Tech giants: Peter Hargreaves’ Blue Whale Capital firm invests in some of the world’s largest and most successful technology companies, including e-commerce giant Amazon
In an interview with This is Money the same month, he called on the government to cut regulations to get more people starting businesses. ‘Is all of this stuff to tackle issues such as money laundering actually stopping money laundering?’ he asked.
‘No. Regulation hasn’t stopped scandals and fraud. It just makes life harder for everyone else and especially those who want to start a new business.’
He said Chancellor Rishi Sunak should avoid focusing on job training schemes, adding: ‘It would be easier to abolish some of the draconian regulation out there and find people who actually have the skills and want to start their own business but can’t stomach the number of hoops they have to jump through.’

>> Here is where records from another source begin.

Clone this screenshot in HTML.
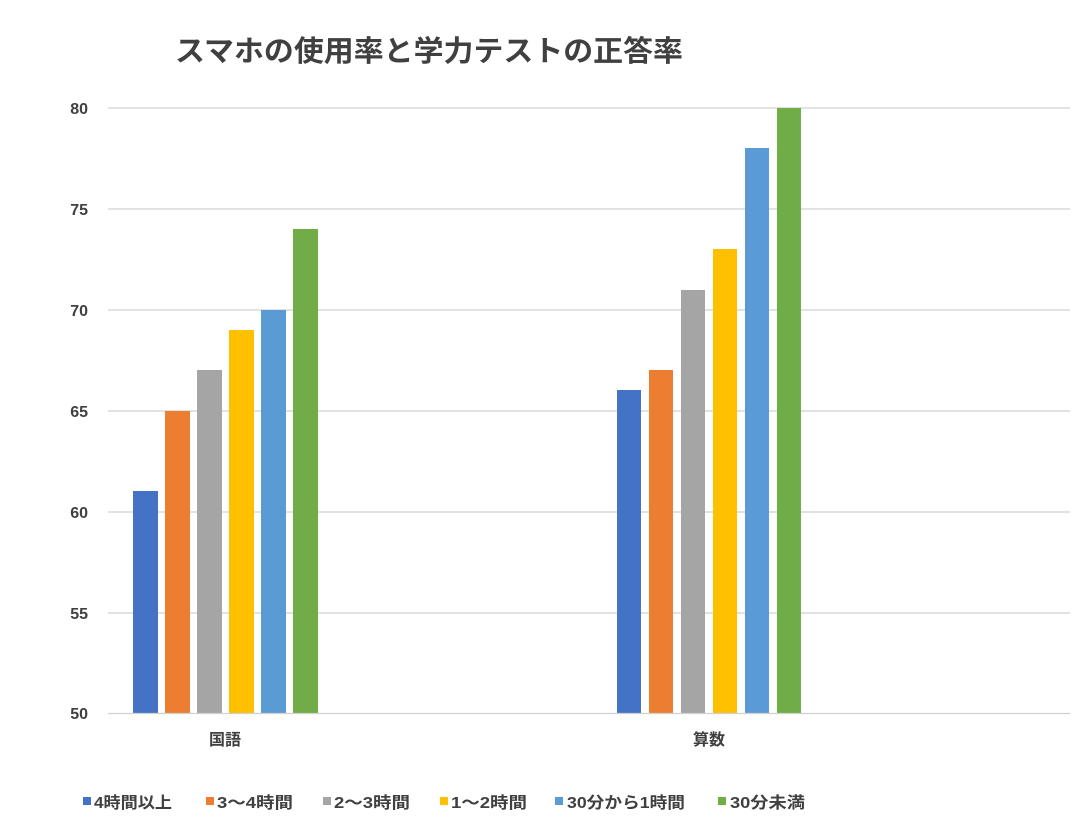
<!DOCTYPE html>
<html><head><meta charset="utf-8"><style>
html,body{margin:0;padding:0;background:#fff;}
svg{display:block;font-family:"Liberation Sans","Noto Sans CJK JP",sans-serif;}
</style></head><body>
<svg width="1077" height="836" viewBox="0 0 1077 836">
<text x="175" y="61" font-size="29" font-weight="bold" fill="#404040" textLength="508" lengthAdjust="spacingAndGlyphs">スマホの使用率と学力テストの正答率</text>
<g stroke="#d0d0d0" stroke-width="1.3">
<line x1="108" y1="108" x2="1070" y2="108"/>
<line x1="108" y1="209" x2="1070" y2="209"/>
<line x1="108" y1="310" x2="1070" y2="310"/>
<line x1="108" y1="411" x2="1070" y2="411"/>
<line x1="108" y1="512" x2="1070" y2="512"/>
<line x1="108" y1="613" x2="1070" y2="613"/>
</g>
<g font-size="16" font-weight="bold" fill="#404040" text-anchor="end">
<text x="88" y="114">80</text><text x="88" y="215">75</text><text x="88" y="316">70</text>
<text x="88" y="417">65</text><text x="88" y="518">60</text><text x="88" y="619">55</text>
<text x="88" y="719">50</text>
</g>
<g>
<rect x="133" y="491" width="25" height="222" fill="#4472c4"/>
<rect x="165" y="411" width="25" height="302" fill="#ed7d31"/>
<rect x="197" y="370" width="25" height="343" fill="#a5a5a5"/>
<rect x="229" y="330" width="25" height="383" fill="#ffc000"/>
<rect x="261" y="310" width="25" height="403" fill="#5b9bd5"/>
<rect x="293" y="229" width="25" height="484" fill="#70ad47"/>
<rect x="617" y="390" width="24" height="323" fill="#4472c4"/>
<rect x="649" y="370" width="24" height="343" fill="#ed7d31"/>
<rect x="681" y="290" width="24" height="423" fill="#a5a5a5"/>
<rect x="713" y="249" width="24" height="464" fill="#ffc000"/>
<rect x="745" y="148" width="24" height="565" fill="#5b9bd5"/>
<rect x="777" y="108" width="24" height="605" fill="#70ad47"/>
</g>
<line x1="108" y1="713.5" x2="1070" y2="713.5" stroke="#d0d0d0" stroke-width="1.3"/>
<g font-size="16" font-weight="bold" fill="#404040" text-anchor="middle">
<text x="225" y="745">国語</text><text x="709" y="745">算数</text>
</g>
<g font-size="16" font-weight="bold" fill="#404040">
<rect x="83" y="797" width="8" height="8" fill="#4472c4"/><text x="94" y="808" textLength="78" lengthAdjust="spacingAndGlyphs">4時間以上</text>
<rect x="206" y="797" width="8" height="8" fill="#ed7d31"/><text x="217" y="808" textLength="76" lengthAdjust="spacingAndGlyphs">3～4時間</text>
<rect x="323" y="797" width="8" height="8" fill="#a5a5a5"/><text x="334" y="808" textLength="76" lengthAdjust="spacingAndGlyphs">2～3時間</text>
<rect x="440" y="797" width="8" height="8" fill="#ffc000"/><text x="451" y="808" textLength="76" lengthAdjust="spacingAndGlyphs">1～2時間</text>
<rect x="555" y="797" width="8" height="8" fill="#5b9bd5"/><text x="567" y="808" textLength="118" lengthAdjust="spacingAndGlyphs">30分から1時間</text>
<rect x="718" y="797" width="8" height="8" fill="#70ad47"/><text x="730" y="808" textLength="75" lengthAdjust="spacingAndGlyphs">30分未満</text>
</g>
</svg>
</body></html>
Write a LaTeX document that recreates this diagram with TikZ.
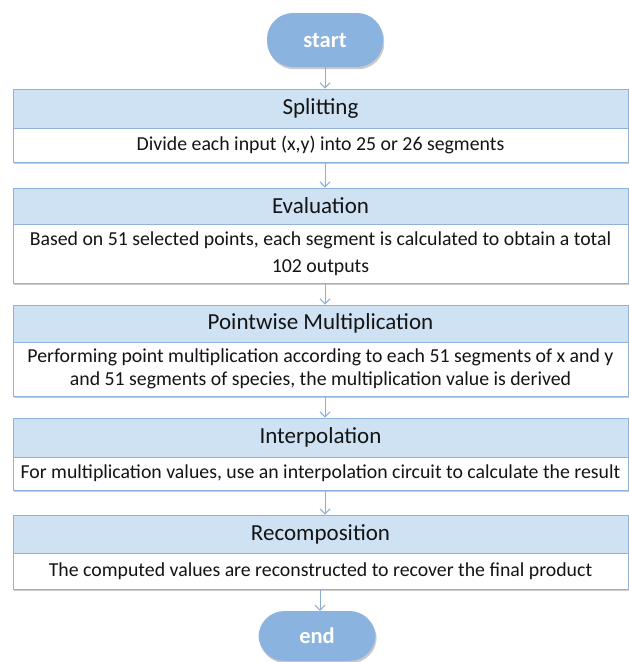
\documentclass[tikz,border=0pt]{standalone}
\usepackage{fontspec}
\setmainfont{Carlito}
\usetikzlibrary{shadows,arrows.meta}
\definecolor{hdrfill}{HTML}{CFE2F4}
\definecolor{edge}{HTML}{8FB4DB}
\definecolor{pill}{HTML}{8BB3E0}
\definecolor{arr}{HTML}{8AAED6}
\tikzset{
  shd/.style={drop shadow={shadow xshift=1.2pt,shadow yshift=-2.2pt,opacity=0.35,fill=black!60}},
  hdr/.style={draw=edge,line width=1pt,fill=hdrfill,minimum width=615pt,inner sep=0pt,
     font=\fontsize{23}{26}\selectfont,text=black!92},
  bdy/.style={draw=edge,line width=1pt,fill=white,minimum width=615pt,inner sep=0pt,
     font=\fontsize{19.8}{23}\selectfont,text=black!92,align=center},
  term/.style={draw=none,fill=pill,rounded corners=26pt,minimum width=116pt,
     text=white,font=\fontsize{22.5}{26}\selectfont\bfseries,shd},
  flow/.style={draw=arr,line width=1pt,-{Straight Barb[length=5pt,width=10pt]}}
}
\begin{document}
\begin{tikzpicture}[x=1pt,y=-1pt]
\useasboundingbox (0,0) rectangle (629,662);
% start
\node[term,minimum height=54pt] (start) at (325,40) {start};
% Splitting
\node[bdy,minimum height=34pt,shd] (b1) at (320.5,145) {Divide each input (x,y) into 25 or 26 segments};
\node[hdr,minimum height=39pt] (h1) at (320.5,108.5) {Splitting};
% Evaluation
\node[bdy,minimum height=59pt,shd] (b2) at (320.5,253.5) {Based on 51 selected points, each segment is calculated to obtain a total\\[4pt]102 outputs};
\node[hdr,minimum height=36pt] (h2) at (320.5,206) {Evaluation};
% Pointwise
\node[bdy,minimum height=54pt,shd] (b3) at (320.5,369) {Performing point multiplication according to each 51 segments of x and y\\and 51 segments of species, the multiplication value is derived};
\node[hdr,minimum height=37pt] (h3) at (320.5,323.5) {Pointwise Multiplication};
% Interpolation
\node[bdy,minimum height=33pt,shd] (b4) at (320.5,473.5) {For multiplication values, use an interpolation circuit to calculate the result};
\node[hdr,minimum height=39pt] (h4) at (320.5,437.5) {Interpolation};
% Recomposition
\node[bdy,minimum height=36pt,shd] (b5) at (320.5,571) {The computed values are reconstructed to recover the final product};
\node[hdr,minimum height=38pt] (h5) at (320.5,534) {Recomposition};
% end
\node[term,minimum height=50pt,minimum width=117pt] (end) at (317,636) {end};
% connectors
\draw[flow] (start.south) -- (start.south |- h1.north);
\draw[flow] (b1.south -| start.south) -- (start.south |- h2.north);
\draw[flow] (b2.south -| start.south) -- (start.south |- h3.north);
\draw[flow] (b3.south -| start.south) -- (start.south |- h4.north);
\draw[flow] (b4.south -| start.south) -- (start.south |- h5.north);
\coordinate (eb) at ([xshift=3pt]end.north);
\draw[flow] (b5.south -| eb) -- (eb);
\end{tikzpicture}
\end{document}
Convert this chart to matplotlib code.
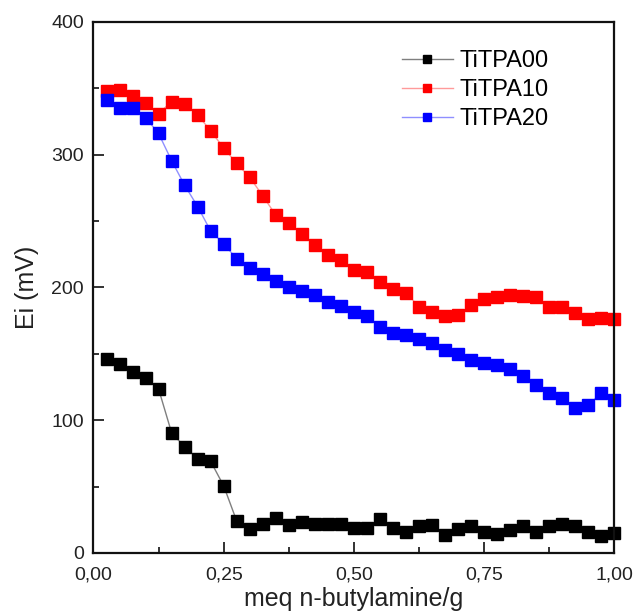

Last month, the Brexit backer argued that the UK should have gone for a ‘No Deal’ arrangement with the European Union, partly because the trade deal agreed between the two sides created a lot more red tape for businesses.
‘I know it’s not a full deal because of all the small print, there’s pages and pages and pages of it!’ he told the Financial Mail on Sunday. ‘It’s bureaucracy gone mad. So we’d have been far better off with No Deal. Britain should have given ‘two fingers to the EU’ instead.’
With a net worth estimated at £2.4billion according to the most recent Sunday Times Rich List, he is one of the country’s 100 richest people, though the list said his wealth had plummeted by about a fifth over the previous 12 months.
However, the same newspaper found he paid around £91million to the UK exchequer last year, making him one of Britain’s ten highest-giving taxpayers.